Is love ever enough to keep people together? Is it enough to sustain a relationship tearing at the seams because of the insurmountable differences between two individuals? These are questions posed in the romantic-comedy movie Celeste and Jessie Forever starring the talented Rashida Jones and Andy Samberg. Since Jones co-wrote the screenplay for the movie, the role of Celeste suited Jones perfectly, playing a successful type-A know-it-all coping with the effects of a dismantled marriage. Samburg’s role was also well-tailored for the role, playing a man struggling with the responsibilities and consequences of starting anew.
It’s constantly compared to 500 Days of Summer. Both movies are stories aboutlove without being a love story. In a sense, they’re both loved stories, the after math of love gone awry and the casualties of unrequited love. Although I loved both films, C + J Forever edges out over 500 Days of Summer. Unlike the latter, the former gives a more realistic depiction of the complications of breakups. Regardless of how unscathed two people want to be after breaking up, one side is always going to be more battered and bruised as a result. It’s rarely a completely mutual decision to part ways with a beloved.

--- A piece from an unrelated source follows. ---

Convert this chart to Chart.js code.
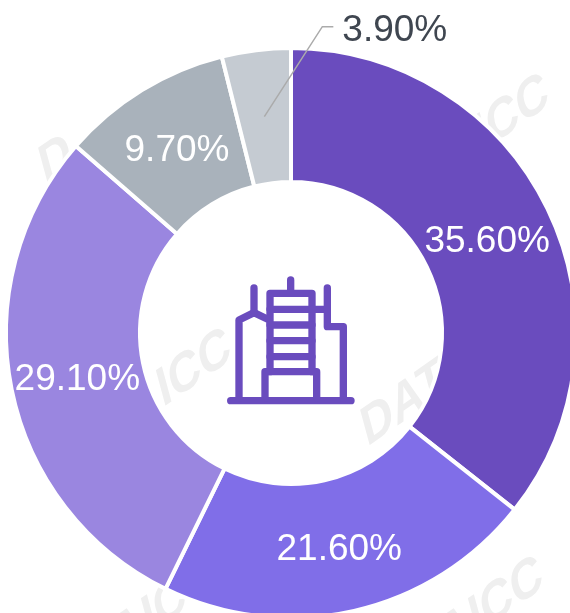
<!DOCTYPE html>
<html>
<head>
<meta charset="utf-8">
<style>
html,body{margin:0;padding:0;width:570px;height:613px;overflow:hidden;background:#fff}
#wrap{position:relative;width:570px;height:613px;overflow:hidden}
#c{position:absolute;left:-9px;top:-7px}
</style>
<script src="https://cdn.jsdelivr.net/npm/chart.js@4/dist/chart.umd.min.js"></script>
</head>
<body>
<div id="wrap"><canvas id="c" width="600" height="680" style="width:600px;height:680px"></canvas></div>
<script>
const categories = ['A', 'B', 'C', 'D', 'E'];
const shares = [35.6, 21.6, 29.1, 9.7, 3.9];
const sliceColors = ['#6A4CBE', '#806EE8', '#9A86E0', '#A9B2BB', '#C5CBD2'];
const labelColors = ['#FFFFFF', '#FFFFFF', '#FFFFFF', '#FFFFFF', '#3F4650'];
const outsideLabel = [false, false, false, false, true];

const watermarks = {
  id: 'watermarks',
  beforeDraw(chart) {
    const ctx = chart.ctx;
    const ox = 9, oy = 7; // window to canvas offset
    const stamps = [
      [45, 185, 'D'],
      [367, 447, 'DATAICC'],
      [451, 174, 'AICC'],
      [55, 483, 'DATAICC'],
      [367, 711, 'DATAICC'],
      [40, 711, 'DATAICC']
    ];
    ctx.save();
    ctx.fillStyle = '#EFEFEF';
    ctx.font = 'bold 50px "Liberation Sans"';
    ctx.textBaseline = 'alphabetic';
    stamps.forEach(([x, y, t]) => {
      ctx.save();
      ctx.translate(x + ox, y + oy);
      ctx.rotate(-35 * Math.PI / 180);
      ctx.transform(1, 0, -0.36, 1, 0, 0);
      ctx.fillText(t, 0, 0);
      ctx.restore();
    });
    ctx.restore();
  }
};

const sliceLabels = {
  id: 'sliceLabels',
  afterDraw(chart) {
    const ctx = chart.ctx;
    const arcs = chart.getDatasetMeta(0).data;
    ctx.save();
    ctx.font = '37px "Liberation Sans"';
    ctx.textBaseline = 'middle';
    arcs.forEach((arc, i) => {
      const p = arc.getCenterPoint();
      const text = shares[i].toFixed(2) + '%';
      ctx.fillStyle = labelColors[i];
      if (outsideLabel[i]) {
        const ex = p.x + 58, ey = p.y - 90;
        ctx.strokeStyle = '#ABABAB';
        ctx.lineWidth = 1.5;
        ctx.beginPath();
        ctx.moveTo(p.x, p.y);
        ctx.lineTo(ex, ey);
        ctx.lineTo(ex + 11, ey);
        ctx.stroke();
        ctx.textAlign = 'left';
        ctx.fillText(text, ex + 20, ey + 4);
      } else {
        ctx.textAlign = 'center';
        ctx.fillText(text, p.x, p.y + 4);
      }
    });
    ctx.restore();
  }
};

const centerIcon = {
  id: 'centerIcon',
  afterDraw(chart) {
    const ctx = chart.ctx;
    const a = chart.getDatasetMeta(0).data[0];
    const s = 1 / 3;
    ctx.save();
    ctx.translate(a.x - 91, a.y - 83);
    ctx.scale(s, s);
    ctx.strokeStyle = sliceColors[0];
    ctx.lineWidth = 22;
    ctx.lineCap = 'round';
    ctx.lineJoin = 'round';
    const paths = [
      'M92 452H453',
      'M117 445V210L162 188L208 210',
      'M162 114V188',
      'M272 90V130',
      'M210 365V130H336V365',
      'M210 178H336M210 225H336M210 272H336M210 320H336',
      'M336 178H382',
      'M382 114V230H430V445',
      'M195 445V365H350V445'
    ];
    paths.forEach(d => ctx.stroke(new Path2D(d)));
    ctx.restore();
  }
};

new Chart(document.getElementById('c'), {
  type: 'doughnut',
  data: {
    labels: categories,
    datasets: [{
      data: shares,
      backgroundColor: sliceColors,
      borderColor: '#FFFFFF',
      borderWidth: 4,
      hoverOffset: 0
    }]
  },
  options: {
    responsive: false,
    animation: false,
    cutout: 151,
    layout: { padding: { left: 13, right: 13, top: 53, bottom: 53 } },
    plugins: { legend: { display: false }, tooltip: { enabled: false } }
  },
  plugins: [watermarks, sliceLabels, centerIcon]
});
</script>
</body>
</html>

The lovelorn’s pain is concealed under a veil of denial that results in a series of poor decisions that leads to regret. After which point the lovelorn addresses the source to the reckless behaviors and tried to finally mend wounds of of a broken heart. However much the lovelorn wants to reconcile with the beloved, it’s not enough to look past the staggering contrast between the two. Sometimes love simply isn’t enough. Two people can love each other with great passion, but circumstances prevents them from being together. When two people are fundamentally different, no amount of compromise can ever compensate for their irreconcilable differences.
In the end as two people walk away into their separate paths, they’ll always share a special history no one can ever take away. Sometimes one party lingers in the remains of a fallen relationship while the other walks away. In the case of C + J, Celeste undertakes a journey towards recovery alone, as it should be. Letting go and cutting loses hurts, but its better than lingering in the remains of the past and holding on to un-reciprocated feelings. After years of being a part of an us or a we, its pertinent to rediscover yourself, and be sufficient enough to make yourself happy regardless of who you’re with.
Over all I thoroughly enjoyed the film. It was a poignant look at love and its after effects. The script was well written, it was sharp and smart without being unapproachable and unrelatable. The cast was well suited for their parts, with the ensemble shining even in the short amount of screen time they’re given. I would highly recommend it, and am planning on watching it again in the future.